И вот начинается необыкновенное.
«С этого места история ни на шаг не продвинулась вперед, а только замедлялась, бесцельно блуждала, а потом вовсе сбилась с курса. Вивиан, прижавшись, целовала Криса в щеку и обжигала дыханием, пока он, запинаясь, пытался продолжать придуманную им историю. Она неспешно, словно чудодей-ваятель, занялась созиданием его тела!
И сказал Бог: да будут ребра, и стало так.
И сказал Бог: да будет живот, и стало так!
И сказал Бог: да будут ноги, и стало так!
И сказал Бог: да будет кое-что еще, и стало так!
На протяжении целых двенадцати лет тело попросту не существовало. Оно обреталось где-то внизу под головой, как ненужный маятник под спящими ходиками, и вот теперь Вивиан приводила тело в движение, прикасалась, подталкивала, раскачивала из стороны в сторону, — и так до тех пор, пока под механизмом, застучавшим в голове, маятник не принялся описывать умопомрачительные горячие дуги. Часы пошли. Часы не могут показывать время, пока не начнет раскачиваться маятник. Часы могут быть собраны, ничуть не повреждены, вполне исправны, готовы к работе, но до тех пор, пока маятник неподвижен, они остаются никчемной безделицей…»
12
А еще в Делаване любили бейсбол.
Игры всегда проходили на берегу; белые играли против черных.
— О боже, боже! — восклицает соседка Рея, обмахиваясь сложенной газетой и глядя на игровое поле. — Для чернокожих это прямо праздник какой-то. Один раз в году они будто вырываются на свободу.
И дальше (никакого, конечно, расизма):
«Я молчал, наблюдая за движениями белых.
Мать сидела рядом, и мне было ясно, что она тоже сравнивала белых парней с черными. Похоже, это сравнение расстроило ее.
Негры бегали легко и плавно, как облака из снов, как антилопы в замедленных кадрах фильмов про Африку. Там, на игровом поле они походили на стадо прекрасных животных, которые жили игрой, а не притворялись живыми. Беззаботно перебирая длинными ногами и помахивая полусогнутыми руками, они улыбались ветру и небу и всем своим видом не кричали старательно всем и каждому: “Смотрите, как я бегу!” Совсем напротив! Они будто мечтательно говорили: “О боже, как прекрасен этот день. Как мягко пружинит земля под ногами. Все мои мышцы послушны мне, и нет на свете лучшего удовольствия, чем бежать, бежать и бежать!” Их движения напоминали веселую песню. Их бег казался полетом небесных птиц…

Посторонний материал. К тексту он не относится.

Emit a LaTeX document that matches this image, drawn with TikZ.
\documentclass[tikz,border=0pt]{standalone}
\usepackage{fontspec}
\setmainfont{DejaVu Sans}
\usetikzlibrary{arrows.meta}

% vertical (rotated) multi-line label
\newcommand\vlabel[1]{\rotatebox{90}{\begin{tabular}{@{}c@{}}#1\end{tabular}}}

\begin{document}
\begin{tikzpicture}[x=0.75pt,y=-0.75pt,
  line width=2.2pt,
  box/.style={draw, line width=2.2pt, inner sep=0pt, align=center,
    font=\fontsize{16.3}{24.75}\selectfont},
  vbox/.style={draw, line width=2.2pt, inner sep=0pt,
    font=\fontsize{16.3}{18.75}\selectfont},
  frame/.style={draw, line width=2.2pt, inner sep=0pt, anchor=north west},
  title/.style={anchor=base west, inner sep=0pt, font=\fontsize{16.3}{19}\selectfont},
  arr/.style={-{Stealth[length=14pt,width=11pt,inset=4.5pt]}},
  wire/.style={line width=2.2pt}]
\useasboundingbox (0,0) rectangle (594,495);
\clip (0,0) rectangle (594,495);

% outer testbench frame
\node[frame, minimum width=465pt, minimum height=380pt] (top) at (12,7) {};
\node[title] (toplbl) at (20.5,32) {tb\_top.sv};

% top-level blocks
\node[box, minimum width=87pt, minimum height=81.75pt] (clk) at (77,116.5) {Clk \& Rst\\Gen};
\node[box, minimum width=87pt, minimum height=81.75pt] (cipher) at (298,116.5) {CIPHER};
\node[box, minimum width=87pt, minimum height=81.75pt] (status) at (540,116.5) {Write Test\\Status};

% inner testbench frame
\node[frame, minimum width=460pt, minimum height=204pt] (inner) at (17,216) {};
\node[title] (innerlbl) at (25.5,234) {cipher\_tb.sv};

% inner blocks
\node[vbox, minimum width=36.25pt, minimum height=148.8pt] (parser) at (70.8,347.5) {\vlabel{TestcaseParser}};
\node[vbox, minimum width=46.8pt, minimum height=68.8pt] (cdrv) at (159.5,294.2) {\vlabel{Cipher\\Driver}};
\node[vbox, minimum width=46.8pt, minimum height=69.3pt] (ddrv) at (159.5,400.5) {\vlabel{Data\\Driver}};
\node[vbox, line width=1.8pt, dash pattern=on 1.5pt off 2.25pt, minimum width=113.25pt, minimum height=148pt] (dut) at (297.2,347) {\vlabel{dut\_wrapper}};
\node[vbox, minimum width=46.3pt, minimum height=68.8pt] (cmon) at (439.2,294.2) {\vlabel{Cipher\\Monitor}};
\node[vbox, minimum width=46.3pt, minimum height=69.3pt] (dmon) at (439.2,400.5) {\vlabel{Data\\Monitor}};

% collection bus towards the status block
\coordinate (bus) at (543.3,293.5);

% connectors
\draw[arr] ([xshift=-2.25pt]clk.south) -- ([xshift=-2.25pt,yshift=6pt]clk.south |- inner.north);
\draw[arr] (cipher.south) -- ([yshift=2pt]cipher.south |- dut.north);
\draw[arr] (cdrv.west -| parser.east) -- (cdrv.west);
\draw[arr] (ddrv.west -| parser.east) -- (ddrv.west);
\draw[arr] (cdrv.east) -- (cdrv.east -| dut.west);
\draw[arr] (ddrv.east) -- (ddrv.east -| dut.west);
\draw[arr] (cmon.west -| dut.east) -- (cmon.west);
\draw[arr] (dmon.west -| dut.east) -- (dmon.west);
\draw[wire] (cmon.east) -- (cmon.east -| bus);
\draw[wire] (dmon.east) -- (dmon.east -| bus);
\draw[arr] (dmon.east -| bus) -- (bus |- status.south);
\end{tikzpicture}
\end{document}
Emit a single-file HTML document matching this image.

А вот белые парни исполняли свой выход с усердием обычных деловых людей.
Они относились к игре с таким же прагматизмом, как ко всему прочему. Нам было даже неловко за них. Они поминутно косились по сторонам, выискивая тех, кто обратил бы на них внимание. А негров, казалось, вообще не волновали взгляды толпы; настроившись на игру, они не думали ни о чем постороннем…»9
Конечно, ни один, ну, скажем, почти ни один белый не выразил прямо своей неприязни к черным, — тем не менее драка на поле произошла. И дело не в том, что драки на спортивном поле вообще-то не редкость. Просто черное и белое, как всегда, не совпали и не могли совпасть.

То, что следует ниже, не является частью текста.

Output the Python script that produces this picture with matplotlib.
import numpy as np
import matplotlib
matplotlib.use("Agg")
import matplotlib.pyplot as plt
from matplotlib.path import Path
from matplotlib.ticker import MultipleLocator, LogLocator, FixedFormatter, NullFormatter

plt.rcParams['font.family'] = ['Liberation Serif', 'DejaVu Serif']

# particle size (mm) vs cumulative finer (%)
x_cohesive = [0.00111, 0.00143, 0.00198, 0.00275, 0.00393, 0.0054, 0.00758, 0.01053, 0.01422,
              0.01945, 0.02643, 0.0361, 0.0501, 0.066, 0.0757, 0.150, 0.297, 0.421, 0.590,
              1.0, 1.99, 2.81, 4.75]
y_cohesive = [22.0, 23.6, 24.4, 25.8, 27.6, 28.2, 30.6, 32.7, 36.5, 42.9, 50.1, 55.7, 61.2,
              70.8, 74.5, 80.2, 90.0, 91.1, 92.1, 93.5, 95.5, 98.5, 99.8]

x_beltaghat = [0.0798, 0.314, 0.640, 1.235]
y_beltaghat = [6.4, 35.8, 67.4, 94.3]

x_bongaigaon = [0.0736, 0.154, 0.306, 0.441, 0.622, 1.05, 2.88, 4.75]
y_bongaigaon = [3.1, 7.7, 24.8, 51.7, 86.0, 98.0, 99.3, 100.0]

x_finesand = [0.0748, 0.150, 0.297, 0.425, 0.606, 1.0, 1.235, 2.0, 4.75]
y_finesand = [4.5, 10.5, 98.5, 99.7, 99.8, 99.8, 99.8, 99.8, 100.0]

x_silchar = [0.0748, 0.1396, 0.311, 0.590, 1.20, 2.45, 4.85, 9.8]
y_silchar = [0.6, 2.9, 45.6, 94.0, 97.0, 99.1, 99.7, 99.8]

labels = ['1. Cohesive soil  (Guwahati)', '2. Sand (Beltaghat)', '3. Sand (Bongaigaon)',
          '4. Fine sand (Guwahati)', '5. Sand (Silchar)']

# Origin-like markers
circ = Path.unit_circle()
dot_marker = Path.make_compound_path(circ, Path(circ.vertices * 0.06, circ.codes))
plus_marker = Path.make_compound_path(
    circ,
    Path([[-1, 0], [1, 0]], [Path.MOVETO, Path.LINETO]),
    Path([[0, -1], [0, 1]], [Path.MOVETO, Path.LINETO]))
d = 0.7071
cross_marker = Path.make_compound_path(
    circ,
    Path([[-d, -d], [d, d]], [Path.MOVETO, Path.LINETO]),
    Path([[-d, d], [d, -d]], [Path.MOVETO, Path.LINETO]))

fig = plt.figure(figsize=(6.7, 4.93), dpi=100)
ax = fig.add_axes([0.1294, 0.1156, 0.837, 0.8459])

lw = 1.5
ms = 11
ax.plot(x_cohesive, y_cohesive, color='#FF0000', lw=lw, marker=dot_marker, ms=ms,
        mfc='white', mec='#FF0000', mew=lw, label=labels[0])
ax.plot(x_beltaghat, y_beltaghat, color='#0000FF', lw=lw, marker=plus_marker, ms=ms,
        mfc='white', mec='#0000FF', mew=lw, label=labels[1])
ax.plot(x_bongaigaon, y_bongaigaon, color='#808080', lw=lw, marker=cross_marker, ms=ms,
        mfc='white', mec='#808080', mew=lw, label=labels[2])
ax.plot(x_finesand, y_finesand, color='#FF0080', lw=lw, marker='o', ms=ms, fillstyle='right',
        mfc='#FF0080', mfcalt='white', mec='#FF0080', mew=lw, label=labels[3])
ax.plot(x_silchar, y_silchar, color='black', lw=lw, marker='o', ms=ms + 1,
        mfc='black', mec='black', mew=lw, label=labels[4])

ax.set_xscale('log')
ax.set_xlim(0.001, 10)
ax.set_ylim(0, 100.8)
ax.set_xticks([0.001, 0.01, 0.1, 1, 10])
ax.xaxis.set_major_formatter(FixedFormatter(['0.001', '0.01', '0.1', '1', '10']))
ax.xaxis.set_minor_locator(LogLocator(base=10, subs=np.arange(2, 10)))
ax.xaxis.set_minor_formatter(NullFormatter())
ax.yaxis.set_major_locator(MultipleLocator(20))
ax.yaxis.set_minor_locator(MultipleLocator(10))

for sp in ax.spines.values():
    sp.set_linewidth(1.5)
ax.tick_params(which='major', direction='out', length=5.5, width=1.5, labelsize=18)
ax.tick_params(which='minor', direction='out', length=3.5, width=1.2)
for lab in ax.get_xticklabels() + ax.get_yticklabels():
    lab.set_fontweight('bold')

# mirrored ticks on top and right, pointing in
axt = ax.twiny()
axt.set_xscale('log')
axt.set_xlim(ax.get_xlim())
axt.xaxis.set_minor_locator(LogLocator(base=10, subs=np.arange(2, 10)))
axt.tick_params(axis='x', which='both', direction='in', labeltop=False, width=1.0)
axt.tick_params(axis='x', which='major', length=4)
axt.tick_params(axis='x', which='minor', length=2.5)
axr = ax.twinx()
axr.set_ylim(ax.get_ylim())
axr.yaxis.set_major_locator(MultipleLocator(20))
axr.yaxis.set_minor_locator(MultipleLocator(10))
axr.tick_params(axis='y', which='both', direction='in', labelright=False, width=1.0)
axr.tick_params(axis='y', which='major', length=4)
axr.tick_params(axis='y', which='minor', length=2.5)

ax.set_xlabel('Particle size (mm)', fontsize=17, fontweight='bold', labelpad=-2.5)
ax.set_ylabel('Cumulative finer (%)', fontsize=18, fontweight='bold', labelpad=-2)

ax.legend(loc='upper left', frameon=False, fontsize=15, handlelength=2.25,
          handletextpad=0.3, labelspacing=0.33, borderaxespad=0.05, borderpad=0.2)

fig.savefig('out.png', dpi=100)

Неудивительно, что напуганные взрослые вечером решили остаться дома.
«Коттеджи вокруг нас сияли огнями, и все соседи тоже сидели по домам. Выскользнув через заднюю дверь в темноту летней ночи, я побежал по аллее к танцевальному павильону. Меня манили разноцветные огоньки электрических гирлянд и громкие звуки медленного блюза. Однако, заглянув в окно, я не увидел в павильоне за столиками ни одного белого. Ну, совсем ни одного! Никто не пришел на пирушку. Там сидели только чернокожие. Женщины были одеты в ярко-красные и голубые сатиновые платья, ажурные чулки, перчатки и шляпы с перьями. Мужчины вырядились в лоснившиеся костюмы и лакированные туфли. Музыка весело рвалась из окон и уносилась к берегам заснувшего озера. Она плескалась волнами, вскипая от смеха и стука каблуков. Я увидел в павильоне Дылду Джонсона, Каванота и Джиффи Миллера. А рядом танцевали со своими подругами Бурый Пит и хромавший Большой По. Они веселились и вовсю пели — швейцары и лодочники, горничные и газонокосильщики. Над павильоном сияли низкие яркие звезды, а я стоял в темноте и, прижимая нос к стеклу, смотрел на этот радостный, но такой чужой для меня праздник».